INFORMATION SHOWN:
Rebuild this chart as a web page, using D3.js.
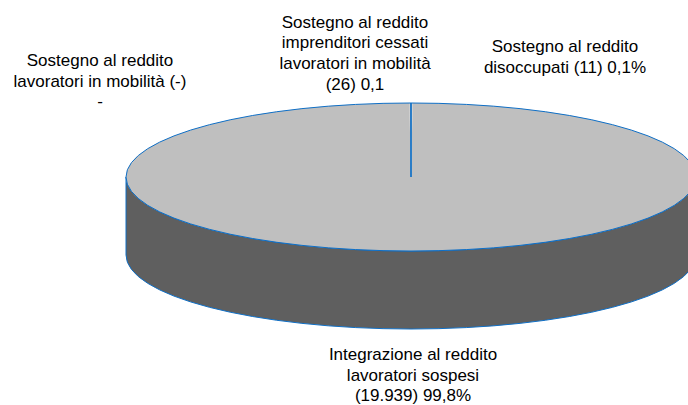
<!DOCTYPE html>
<html lang="en">
<head>
  <meta charset="UTF-8">
  <title>Sostegno al reddito</title>
  <style>
    body { margin: 0; background: #fff; }
    svg { display: block; }
    text { font-family: "Liberation Sans", Arial, sans-serif; font-size: 17px; fill: #000; }
  </style>
</head>
<body>
  <script src="https://d3js.org/d3.v7.min.js"></script>
  <script>
    let categories = ["Sostegno al reddito lavoratori in mobilità", "Sostegno al reddito imprenditori cessati lavoratori in mobilità", "Sostegno al reddito disoccupati", "Integrazione al reddito lavoratori sospesi"];
    let values = [0, 26, 11, 19939];
    let labels = [
      ["Sostegno al reddito", "lavoratori in mobilità (-)", "-"],
      ["Sostegno al reddito", "imprenditori cessati", "lavoratori in mobilità", "(26) 0,1"],
      ["Sostegno al reddito", "disoccupati (11) 0,1%"],
      ["Integrazione al reddito", "lavoratori sospesi", "(19.939) 99,8%"]
    ];
    let labelCentres = [[100, 61], [355, 22.5], [565, 47], [413, 355]];

    let svgWidth = 688;
    let svgHeight = 405;

    // Pie geometry
    let cx = 411;
    let cy = 177;
    let rx = 285;
    let ry = 74;
    let depth = 78;
    let lineColor = "#0f6fc6";

    let svg = d3.select("body")
      .append("svg")
      .attr("width", svgWidth)
      .attr("height", svgHeight);

    // Side wall of the disc
    let wall = `M${cx - rx},${cy} A${rx},${ry} 0 0 0 ${cx + rx},${cy} L${cx + rx},${cy + depth} A${rx},${ry} 0 0 1 ${cx - rx},${cy + depth} Z`;
    svg.append("path")
      .attr("d", wall)
      .attr("fill", "#5f5f5f")
      .attr("stroke", lineColor)
      .attr("stroke-width", 1);

    // Small slices straddle the top of the pie
    let total = d3.sum(values);
    let smallAngle = (values[0] + values[1] + values[2]) / total * 2 * Math.PI;
    let pie = d3.pie().sort(null).value(d => d)
      .startAngle(-smallAngle / 2)
      .endAngle(2 * Math.PI - smallAngle / 2);
    let arc = d3.arc().innerRadius(0).outerRadius(rx);

    // Pie slices, drawn on a circle and squashed into the ellipse
    let topFace = svg.append("g")
      .attr("transform", `translate(${cx}, ${cy}) scale(1, ${ry / rx})`);

    topFace.selectAll(".slice")
      .data(pie(values))
      .enter()
      .append("path")
      .attr("class", "slice")
      .attr("d", arc)
      .attr("fill", "#bfbfbf");

    // Outline of the top face
    topFace.append("path")
      .attr("d", arc({ startAngle: 0, endAngle: 2 * Math.PI }))
      .attr("fill", "none")
      .attr("stroke", lineColor)
      .attr("stroke-width", 1)
      .attr("vector-effect", "non-scaling-stroke");

    // The small slices are too thin to show apart, so they read as one line
    topFace.append("path")
      .attr("d", d3.lineRadial()([[0, 0], [0, rx]]))
      .attr("fill", "none")
      .attr("stroke", lineColor)
      .attr("stroke-width", 1.7)
      .attr("vector-effect", "non-scaling-stroke");

    // Labels
    let labelGroups = svg.selectAll(".label")
      .data(labels)
      .enter()
      .append("text")
      .attr("class", "label")
      .attr("text-anchor", "middle");

    labelGroups.selectAll("tspan")
      .data((d, i) => d.map(line => ({ line, x: labelCentres[i][0], y: labelCentres[i][1] })))
      .enter()
      .append("tspan")
      .attr("x", d => d.x)
      .attr("y", (d, i) => d.y + i * 20.7 + 5)
      .text(d => d.line);
  </script>
</body>
</html>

WHAT TO PRODUCE:
Give back the whole listing as it stands, minus its pictures.

SOLUTION TO THIS EXERCISE:
Rebuild this chart as a web page, using D3.js.
<!DOCTYPE html>
<html lang="en">
<head>
  <meta charset="UTF-8">
  <title>Sostegno al reddito</title>
  <style>
    body { margin: 0; background: #fff; }
    svg { display: block; }
    text { font-family: "Liberation Sans", Arial, sans-serif; font-size: 17px; fill: #000; }
  </style>
</head>
<body>
  <script src="https://d3js.org/d3.v7.min.js"></script>
  <script>
    let categories = ["Sostegno al reddito lavoratori in mobilità", "Sostegno al reddito imprenditori cessati lavoratori in mobilità", "Sostegno al reddito disoccupati", "Integrazione al reddito lavoratori sospesi"];
    let values = [0, 26, 11, 19939];
    let labels = [
      ["Sostegno al reddito", "lavoratori in mobilità (-)", "-"],
      ["Sostegno al reddito", "imprenditori cessati", "lavoratori in mobilità", "(26) 0,1"],
      ["Sostegno al reddito", "disoccupati (11) 0,1%"],
      ["Integrazione al reddito", "lavoratori sospesi", "(19.939) 99,8%"]
    ];
    let labelCentres = [[100, 61], [355, 22.5], [565, 47], [413, 355]];

    let svgWidth = 688;
    let svgHeight = 405;

    // Pie geometry
    let cx = 411;
    let cy = 177;
    let rx = 285;
    let ry = 74;
    let depth = 78;
    let lineColor = "#0f6fc6";

    let svg = d3.select("body")
      .append("svg")
      .attr("width", svgWidth)
      .attr("height", svgHeight);

    // Side wall of the disc
    let wall = `M${cx - rx},${cy} A${rx},${ry} 0 0 0 ${cx + rx},${cy} L${cx + rx},${cy + depth} A${rx},${ry} 0 0 1 ${cx - rx},${cy + depth} Z`;
    svg.append("path")
      .attr("d", wall)
      .attr("fill", "#5f5f5f")
      .attr("stroke", lineColor)
      .attr("stroke-width", 1);

    // Small slices straddle the top of the pie
    let total = d3.sum(values);
    let smallAngle = (values[0] + values[1] + values[2]) / total * 2 * Math.PI;
    let pie = d3.pie().sort(null).value(d => d)
      .startAngle(-smallAngle / 2)
      .endAngle(2 * Math.PI - smallAngle / 2);
    let arc = d3.arc().innerRadius(0).outerRadius(rx);

    // Pie slices, drawn on a circle and squashed into the ellipse
    let topFace = svg.append("g")
      .attr("transform", `translate(${cx}, ${cy}) scale(1, ${ry / rx})`);

    topFace.selectAll(".slice")
      .data(pie(values))
      .enter()
      .append("path")
      .attr("class", "slice")
      .attr("d", arc)
      .attr("fill", "#bfbfbf");

    // Outline of the top face
    topFace.append("path")
      .attr("d", arc({ startAngle: 0, endAngle: 2 * Math.PI }))
      .attr("fill", "none")
      .attr("stroke", lineColor)
      .attr("stroke-width", 1)
      .attr("vector-effect", "non-scaling-stroke");

    // The small slices are too thin to show apart, so they read as one line
    topFace.append("path")
      .attr("d", d3.lineRadial()([[0, 0], [0, rx]]))
      .attr("fill", "none")
      .attr("stroke", lineColor)
      .attr("stroke-width", 1.7)
      .attr("vector-effect", "non-scaling-stroke");

    // Labels
    let labelGroups = svg.selectAll(".label")
      .data(labels)
      .enter()
      .append("text")
      .attr("class", "label")
      .attr("text-anchor", "middle");

    labelGroups.selectAll("tspan")
      .data((d, i) => d.map(line => ({ line, x: labelCentres[i][0], y: labelCentres[i][1] })))
      .enter()
      .append("tspan")
      .attr("x", d => d.x)
      .attr("y", (d, i) => d.y + i * 20.7 + 5)
      .text(d => d.line);
  </script>
</body>
</html>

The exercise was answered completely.